Opinion
No. 40368.
April 10, 1931.
APPEAL AND ERROR: Assignment of Errors — Fatal Indefiniteness. 1 The broad assertion that the court erred in rejecting testimony in support of the pleaded defense of fraud is hopelessly indefinite.
APPEAL AND ERROR: Abstract of Record — Denial of Abstract —
Effect.
Headnote 1: 2 R.C.L. 164, 165. Headnote 2: 2 R.C.L. 156.
Appeal from Mahaska District Court. — DAN W. HAMILTON, Judge.
Suit on a promissory note. A.S. Cunningham and J.K. Cunningham filed their separate answer. The court directed a verdict in behalf of the plaintiff and the defendants A.S. Cunningham and J.K. Cunningham appeal. — Affirmed.
H.S. Life, for appellants.
McCoy McCoy, for appellee.
I. The appellants submit two errors relied upon for reversal. The first of these is as follows:
"The court erred in refusing admission of testimony in support of defense of fraud, plead generally in separate answer of appellants, for the following reasons:
I. A.
"The general defense of fraud plead by these appellants was not attacked by plaintiff through demurrer motion or reply, and defect of general plea of fraud of these appellants, was thereby waived by appellee.
B.
"A general plea of fraud as a defense, not attacked, warrants the admission of equally general evidence in support of such plea."
[1] The argument in support of this alleged assignment of error is very brief. It is stated that fraud was pleaded as a defense, and it is argued that "it was the duty of the court under such record to admit evidence in support of such general plea of fraud and in sustaining objection to introduction of such evidence committed reversible error, entitling these appellants to reversal in the appellate court."
It is scarcely necessary that we cite authorities showing the insufficiency of this error relied on for reversal. Under the Constitution, in law actions this court is one "for the correction of errors at law." Const. Art. V, Sec. 4. Ever since the organization of the court it has been the requirement that the specific errors of which complaint is made shall be pointed out so that they may be corrected. In this alleged error no ruling of the court is pointed out, no offer of evidence is shown, no page or line of the abstract is referred to by which we can ascertain any ruling of the court that could come under this blanket and general assignment.

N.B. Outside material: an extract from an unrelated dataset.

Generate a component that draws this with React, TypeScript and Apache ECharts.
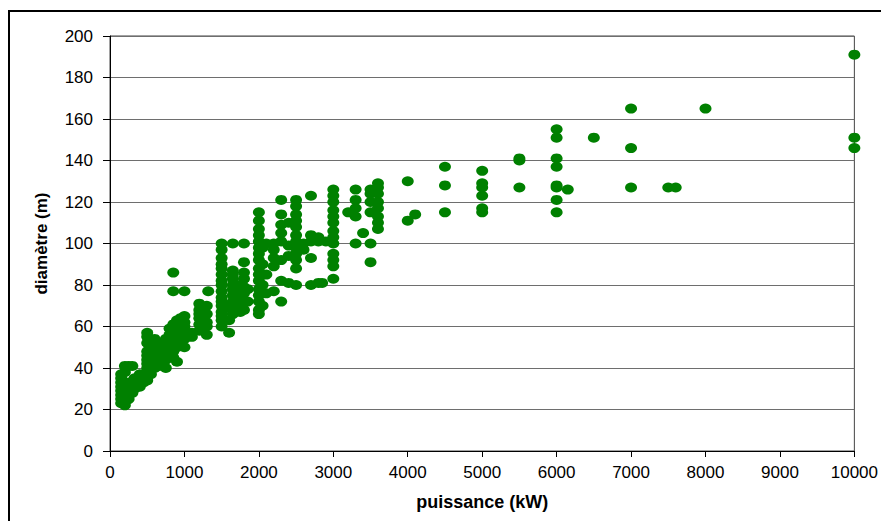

There is nothing before us for consideration under this assignment or by which we can ascertain in any way the error relied on and which we are asked to correct. Chamida v. Kovar, 168 Iowa 385; Roche v. Star Land Co., 176 Iowa 34; Thompson v. Ill. Cent. R. Co., 177 Iowa 328; McAdams v. Davis, 200 Iowa 204; Reynolds Heitsman v. Henry, 193 Iowa 164; In re Work's Estate, 212 Iowa 31; Dailey, Adm'r. v. Standard Oil Co., 213 Iowa ___.
II. The second error relied upon for reversal is as follows:
"II.
"The court erred in directing a verdict for plaintiff for the following reasons:
A.
"The evidence admitted established the defense that these appellants were as to plaintiff, accommodation endorsers, under Sec. 9524 of Code of Iowa, and entitled to have such issue determined by a jury." [2] Conceding, for the sake of the argument alone and without so deciding, that this error relied upon for reversal presents anything for our consideration, we ascertain from appellants' amendment to their abstract that the motion for a directed verdict was predicated upon three separate counts and was sustained generally. It is elementary that it was incumbent upon the appellants to establish that the motion for a directed verdict was not good upon any ground thereof before error can be predicated upon the sustaining of said motion. Furthermore, even if it be conceded that the argument by referring to the abstract by page and line directs our attention to the evidence complained of, we are met with the fact that the appellee has made a sweeping and all-inclusive denial of the appellants' abstract, both before its amendment and afterward, and particularly with respect to the evidence of which appellants purport to complain.
The appellants have failed to sustain their abstract by any certification of the record. Under Rule 17 of this court, we must deem the denial by the appellee as true. We therefore have no basis in the record upon which to consider the alleged error.
It therefore follows that the judgment appealed from must be affirmed. No ruling is required on the motion to dismiss the appeal which was ordered submitted with the case. — Affirmed.
ALBERT, MORLING, KINDIG, and GRIMM, JJ., concur.
EVANS and WAGNER, JJ., not participating.